Friday was interesting. However, it’s the weekend developments that will probably set the tone for the week. After Friday in some ways became a risk on day, I expect that the Asian markets will see Monday very differently now given the recent developments on the Korean Peninsula. More on that later.
Nonfarm payrolls were released Friday. There were two pointers that that will make the Fed’s task of when to hike rates all the more difficult. The unemployment rate climbed slightly to 4.4%, a revision down for the previous two months. In addition, wage growth remains a tepid 2.5%. U.S. factories ramped up in August and grew at the fastest pace for some six years whilst consumer sentiment continues its improvement. The improvement in consumer sentiment and factory output was just enough to take the shine off the bonds causing the bonds to sell off some 4 bp. Equities staged a tepid rally.
Weather is also continuing to play its part in the saga. The East coast’s drenching by Harvey may continue with another Hurricane building strength. Hurricane Irma is possibly expected to hit the Carolinas based on the current weather forecast models. In the West, we have the largest wildfire in history in the vicinity of Los Angeles. Mother nature is currently playing havoc with the U.S.
However, all the joy of last week may well come to an abrupt stop this week as geopolitical risk has now become significantly elevated. The testing of an H-bomb by the North Koreans is a massive leap in technology and somewhat disturbing. The comments from Russia that the closure of diplomatic sites in the U.S. is a “blatantly hostile act” only adds fuel to Lil’ Kim’s bonfire of vanity.
How Trump deals with all of this is hard to imagine. The diplomatic tightrope that he now must walk has now become all the more difficult. Lil’ Kim can continue to goad his nemesis in the knowledge that there is nothing the U.S. can do other than rattle the sabre, threaten but that’s it. China steadfastly says North Korea is not their problem and Russia is now incentivised to assist North Korea. Any trade war that the U.S. imposes on China will for the moment only hurt itself. I cannot imagine Trump vetoing Chinese manufacturing as he and his daughter would be impacted as well as many large GOP donors such as the Walton’s (Walmart) and gambling interests would be also significantly impacted.
The S&P 500 index rose 0.2%, the Dow rose 0.18%.
The 10-year U.S. treasuries rose 4 bp to close at 2.16%. The 2 -year note rose 2 bp to close at 1.346%. The yield curve steepened between 2/30 with the curve steepening about 3.4bp.
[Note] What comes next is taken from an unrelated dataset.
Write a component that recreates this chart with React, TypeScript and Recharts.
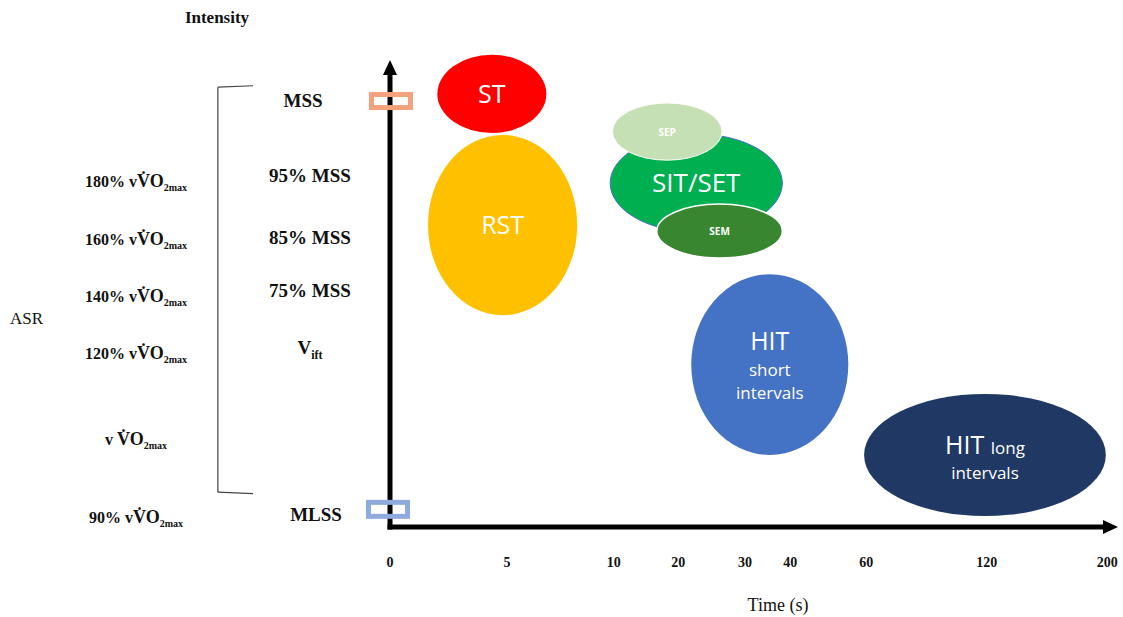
import { ComposedChart, XAxis, YAxis, Scatter, ReferenceArea, ReferenceLine } from 'recharts';

// time axis is not linear in the original figure: each tick sits at its own slot on a 0-100 track
const timeTicks = [0, 5, 10, 20, 30, 40, 60, 120, 200];
const timeSlots = [0, 16.3, 31.2, 40.2, 49.5, 55.8, 66.4, 83.2, 100];

// intensity references (right column) and their ASR equivalents (left column)
const mssLabels = ['MSS', '95% MSS', '85% MSS', '75% MSS', 'Vift', 'MLSS'];
const mssLevels = [89.3, 73.6, 60.6, 49.5, 37.5, 2.5];
const asrPrefix = ['180%  v', '160%  v', '140%   v', '120% v', 'v ', '90% v'];
const asrLevels = [72.3, 60.2, 48.2, 36.3, 18.2, 1.9];

// training zones, bounding box on the (slot, intensity) plane
const zoneNames = ['ST', 'RST', 'SIT/SET', 'SEP', 'SEM', 'HIT short', 'HIT long'];
const zoneX1 = [6.6, 5.3, 30.7, 31.0, 37.2, 42.0, 66.1];
const zoneX2 = [21.8, 26.1, 54.7, 46.3, 54.7, 63.9, 99.8];
const zoneY1 = [82.6, 44.4, 61.8, 76.9, 56.4, 15.1, 2.3];
const zoneY2 = [99.0, 82.2, 82.4, 88.9, 67.7, 53.0, 27.9];

// highlighted levels on the intensity axis
const markers = [
  { x: 0, y: 89.3, kind: 'MSS' },
  { x: 0, y: 3.7, kind: 'MLSS' },
];

const serif = '"Liberation Serif", "Times New Roman", serif';
const sans = '"Open Sans", "Noto Sans", sans-serif';

const zoneStyle: Record<string, { fill: string; stroke?: string; strokeWidth?: number }> = {
  ST: { fill: '#FF0000' },
  RST: { fill: '#FFC000' },
  'SIT/SET': { fill: '#00B050', stroke: '#4472C4', strokeWidth: 1 },
  SEP: { fill: '#C5E0B4', stroke: '#FFFFFF', strokeWidth: 1 },
  SEM: { fill: '#38862F', stroke: '#FFFFFF', strokeWidth: 1.5 },
  'HIT short': { fill: '#4472C4' },
  'HIT long': { fill: '#203864' },
};

function ZoneText({ name, cx, cy }: { name: string; cx: number; cy: number }) {
  const t = { fill: '#fff', fontFamily: sans, textAnchor: 'middle' as const };
  if (name === 'SEP' || name === 'SEM') {
    return <text {...t} x={cx} y={cy + 4} fontSize={10} fontWeight={700}>{name}</text>;
  }
  if (name === 'HIT short') {
    return (
      <g>
        <text {...t} x={cx} y={cy - 15} fontSize={25}>HIT</text>
        <text {...t} x={cx} y={cy + 11} fontSize={17}>short</text>
        <text {...t} x={cx} y={cy + 34} fontSize={17}>intervals</text>
      </g>
    );
  }
  if (name === 'HIT long') {
    return (
      <g>
        <text {...t} x={cx} y={cy - 1} fontSize={25}>
          HIT <tspan fontSize={17}>long</tspan>
        </text>
        <text {...t} x={cx} y={cy + 24} fontSize={17}>intervals</text>
      </g>
    );
  }
  return <text {...t} x={cx} y={cy + 9} fontSize={name === 'SIT/SET' ? 26 : 25}>{name}</text>;
}

function zoneShape(name: string) {
  return (p: any) => {
    const s = zoneStyle[name];
    const cx = p.x + p.width / 2;
    const cy = p.y + p.height / 2;
    return (
      <g>
        <ellipse cx={cx} cy={cy} rx={Math.abs(p.width) / 2} ry={Math.abs(p.height) / 2}
          fill={s.fill} stroke={s.stroke ?? 'none'} strokeWidth={s.strokeWidth ?? 0} />
        <ZoneText name={name} cx={cx} cy={cy} />
      </g>
    );
  };
}

function Arrow(p: any) {
  const { x1, y1, x2, y2 } = p;
  const dx = x2 - x1;
  const dy = y2 - y1;
  const len = Math.hypot(dx, dy);
  const ux = dx / len;
  const uy = dy / len;
  const head = 15;
  const half = 7;
  const bx = x2 - ux * head;
  const by = y2 - uy * head;
  return (
    <g>
      <line x1={x1} y1={y1} x2={bx} y2={by} stroke="#000" strokeWidth={5} strokeLinecap="square" />
      <polygon
        points={`${x2},${y2} ${bx - uy * half},${by + ux * half} ${bx + uy * half},${by - ux * half}`}
        fill="#000"
      />
    </g>
  );
}

function Marker(p: any) {
  const mss = p.payload.kind === 'MSS';
  const w = 39;
  const h = mss ? 13 : 14;
  const cx = mss ? p.cx + 1 : p.cx - 2;
  return (
    <rect x={cx - w / 2} y={p.cy - h / 2} width={w} height={h} fill="none"
      stroke={mss ? '#F4A27C' : '#8FAADC'} strokeWidth={5} />
  );
}

function IntensityTick(p: any) {
  const v = p.payload.value;
  const mi = mssLevels.indexOf(v);
  const ai = asrLevels.indexOf(v);
  const base = { fontFamily: serif, fontWeight: 700, fill: '#111', textAnchor: 'middle' as const };
  const label = mi >= 0 ? mssLabels[mi] : '';
  const shift = label === 'MSS' ? -87 : label === 'MLSS' ? -74 : -80;
  return (
    <g>
      {mi >= 0 && (
        <text {...base} x={p.x + shift} y={p.y + 6} fontSize={19}>
          {label === 'Vift' ? (
            <>V<tspan fontSize={12} dy={5}>ift</tspan></>
          ) : label}
        </text>
      )}
      {ai >= 0 && (
        <text {...base} x={p.x - 254} y={p.y + 5} fontSize={16}>
          {asrPrefix[ai]}
          <tspan fontSize={18}>V&#x307;O</tspan>
          <tspan fontSize={10} dy={4}>2max</tspan>
        </text>
      )}
    </g>
  );
}

function TimeTick(p: any) {
  const i = timeSlots.indexOf(p.payload.value);
  return (
    <text x={p.x} y={p.y + 40} textAnchor="middle" fontFamily={serif} fontWeight={700} fontSize={14} fill="#111">
      {timeTicks[i]}
    </text>
  );
}

function YTitles(p: any) {
  const vb = p.viewBox;
  return (
    <g fontFamily={serif} fill="#111">
      <text x={vb.x + 217} y={vb.y - 27} textAnchor="middle" fontWeight={700} fontSize={17}>Intensity</text>
      <text x={vb.x + 10} y={vb.y + 274} fontSize={17}>ASR</text>
    </g>
  );
}

function XTitle(p: any) {
  const vb = p.viewBox;
  return (
    <text x={vb.x + 388} y={vb.y + 84} textAnchor="middle" fontFamily={serif} fontSize={18} fill="#111">
      Time (s)
    </text>
  );
}

const mssTicks = Array.from(new Set([...mssLevels, ...asrLevels]));

export default function App() {
  return (
    <div style={{ position: 'absolute', left: 0, top: 0, background: '#fff' }}>
      <ComposedChart width={1123} height={617} data={markers} margin={{ top: 50, right: 5, left: 0, bottom: 0 }}>
        <XAxis type="number" dataKey="x" domain={[0, 101.5]} ticks={timeSlots} interval={0}
          axisLine={false} tickLine={false} tickSize={0} tickMargin={0} height={90}
          tick={<TimeTick />} label={XTitle} />
        <YAxis type="number" dataKey="y" domain={[0, 100]} ticks={mssTicks} interval={0}
          axisLine={false} tickLine={false} tickSize={0} tickMargin={0} width={390}
          tick={<IntensityTick />} label={YTitles} />

        {/* bracket grouping the MSS references */}
        <ReferenceLine segment={[{ x: -24, y: 7.3 }, { x: -24, y: 92.2 }]} stroke="#444" strokeWidth={1.2} ifOverflow="visible" />
        <ReferenceLine segment={[{ x: -24, y: 92.2 }, { x: -19.1, y: 92.5 }]} stroke="#444" strokeWidth={1.2} ifOverflow="visible" />
        <ReferenceLine segment={[{ x: -24, y: 7.3 }, { x: -19.1, y: 7.0 }]} stroke="#444" strokeWidth={1.2} ifOverflow="visible" />

        {zoneNames.map((n, i) => (
          <ReferenceArea key={n} x1={zoneX1[i]} x2={zoneX2[i]} y1={zoneY1[i]} y2={zoneY2[i]}
            ifOverflow="visible" shape={zoneShape(n)} />
        ))}

        <ReferenceLine segment={[{ x: 0, y: 0 }, { x: 0, y: 97.9 }]} ifOverflow="visible" shape={Arrow} />
        <ReferenceLine segment={[{ x: 0, y: 0 }, { x: 101.5, y: 0 }]} ifOverflow="visible" shape={Arrow} />

        <Scatter dataKey="y" data={markers} shape={<Marker />} isAnimationActive={false} />
      </ComposedChart>
    </div>
  );
}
The Curve closes were 2/10 82.1bp, 2/30 143.1% and 10/30 60.8bp. The probability of a rate hike in December 2017 is now 27.7% and June 2018, 49.3%. This suggests that the bond market remains somewhat sceptical about inflation and growth forecasts.
Commodities remain mixed. WTI rose 0.1% whilst gasoline fell 2%. Gold rose 0.3%. Gold is now trading near a ten-month high. Rare earth prices are booming. Driven by Chinese speculation and demand from the next generation batteries, rare earths are staging a strong recovery.
Aluminium reached its highest price since 2013, up 0.9% and nickel rose to a nine-month peak after rising 2%. The prices were driven by increasing steel prices and strong factory data in China. Rebar jumped 6%.
Aussie Market Today.
Depending upon further news out of the Korean Peninsula, I expect that today could be a risk off day. Even though the trend from offshore is for higher bond yields, I expect bonds to rally and the yen to rally on heightened geopolitical risk. How this standoff plays out is anybody’s guess but any rhetoric from the U.S. will need to be somewhat tempered as tensions escalate.